Für Regierungen ist Open Source ein Weg, um die lokale Wirtschaft zu stimulieren, Geldabflüsse ins Ausland zu verringern und lokale Kompetenzen aufzubauen. Aber es geht weit über die IT-Branche hinaus: Es bedeutet ein großes, grundlegendes Risiko, die Kontrolle über digitale Infrastrukturen zu verlieren, von denen unsere modernen Volkswirtschaften abhängig sind.

Nehmen wir ein einfaches Beispiel. Booking.com ist zu einer Website geworden, die du nicht ignorieren kannst, wenn du ein Hotel hast. Dann musst du da vertreten sein. Das bedeutet, dass du etwa ein Drittel deiner Einnahmen an Dritte gibst! Stell dir vor, die deutsche Automobilindustrie wäre in der gleichen Situation wie Unternehmen wie Uber! Die Margen wären unter enormem Druck und Einkommen, Gehälter und Investitionen in Innovationen würden stark sinken.

Die IT-Branche bewegt sich in eine gefährliche Richtung und Open Source ist eines der stärksten Instrumente, das wir haben, um unsere digitale Unabhängigkeit zu schützen.

Warum unterstützt ihr das Fokusprojekt „Public Sector“?

Historisch gesehen haben es die Regierungen schwer, die IT-Branche zu verstehen und zu lenken. Zum Teil wegen der schnelllebigen, komplizierten Technologie, aber auch aufgrund mangelnder guter Kommunikation.

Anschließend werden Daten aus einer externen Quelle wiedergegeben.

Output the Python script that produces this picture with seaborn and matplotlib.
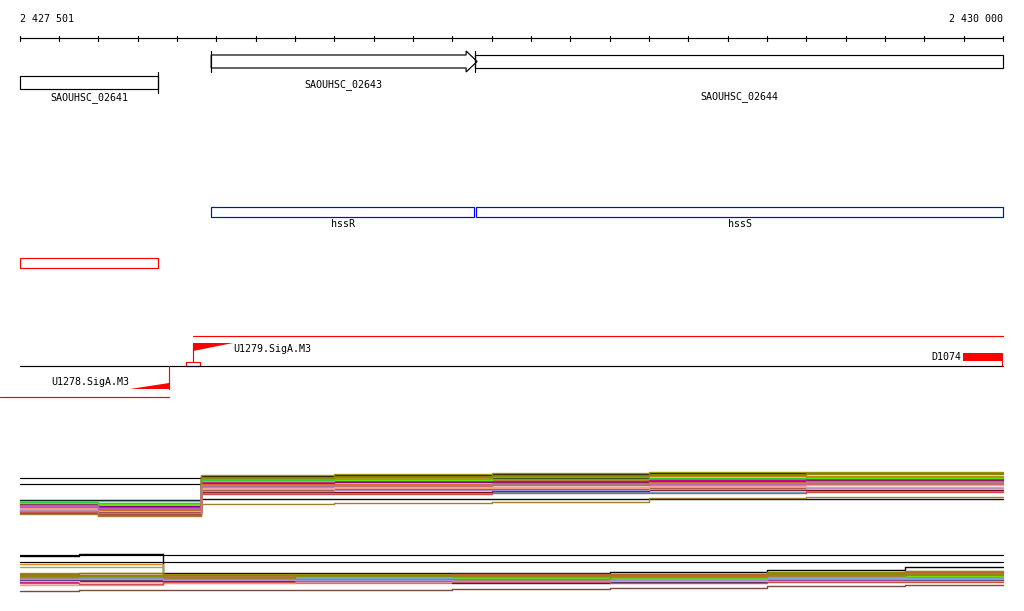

Das Projekt ist ein Versuch der Open Source-Unternehmen in Deutschland, unsere Kommunikation zu verbessern. Das ist angesichts der von mir bereits erwähnten Risiken wichtig. Europäische und insbesondere deutsche Unternehmen entwickeln großartige Lösungen, aber große US Tech-Unternehmen sind traditionell in der Lage, die Politik zu beeinflussen. Das führt dazu, dass EU Technologieunternehmen Schwierigkeiten haben, ihre Lösungen zu verkaufen, obwohl sie oft genauso gut oder sogar besser sind. Nextcloud hat dabei schon etwas Erfolg gehabt, aber in diesem Bereich bedarf es viel mehr Kommunikation, um Politikern zu erklären, dass nicht nur Microsoft Software entwickeln kann, die unsere Regierung braucht, um arbeiten zu können.

Welche Themen sind euch bei der Ansprache der Politik wichtig?

Zwei Dinge.

Erstens ist die Zusammenarbeit mit den IT-Unternehmen in der EU aus strategischen und wirtschaftlichen Gründen wichtig. Die EU riskiert ihre wirtschaftliche Zukunft in allen Bereichen, nicht nur in High Tech-Bereichen und IT, sondern auch Produktion und Landwirtschaft, wenn wir die Kontrolle über die Kanäle verlieren, über die die Produkte verkauft werden.

Zweitens, auch wenn man die strategische und langfristige Wirtschaftspolitik beiseite lässt, gibt es aktuell schon großartige Lösungen, die nicht in Betracht gezogen werden, nur weil sie nicht von einer großen amerikanischen Firma verkauft werden. Das ist sehr bedauerlich.

Wir können und sollten es besser machen.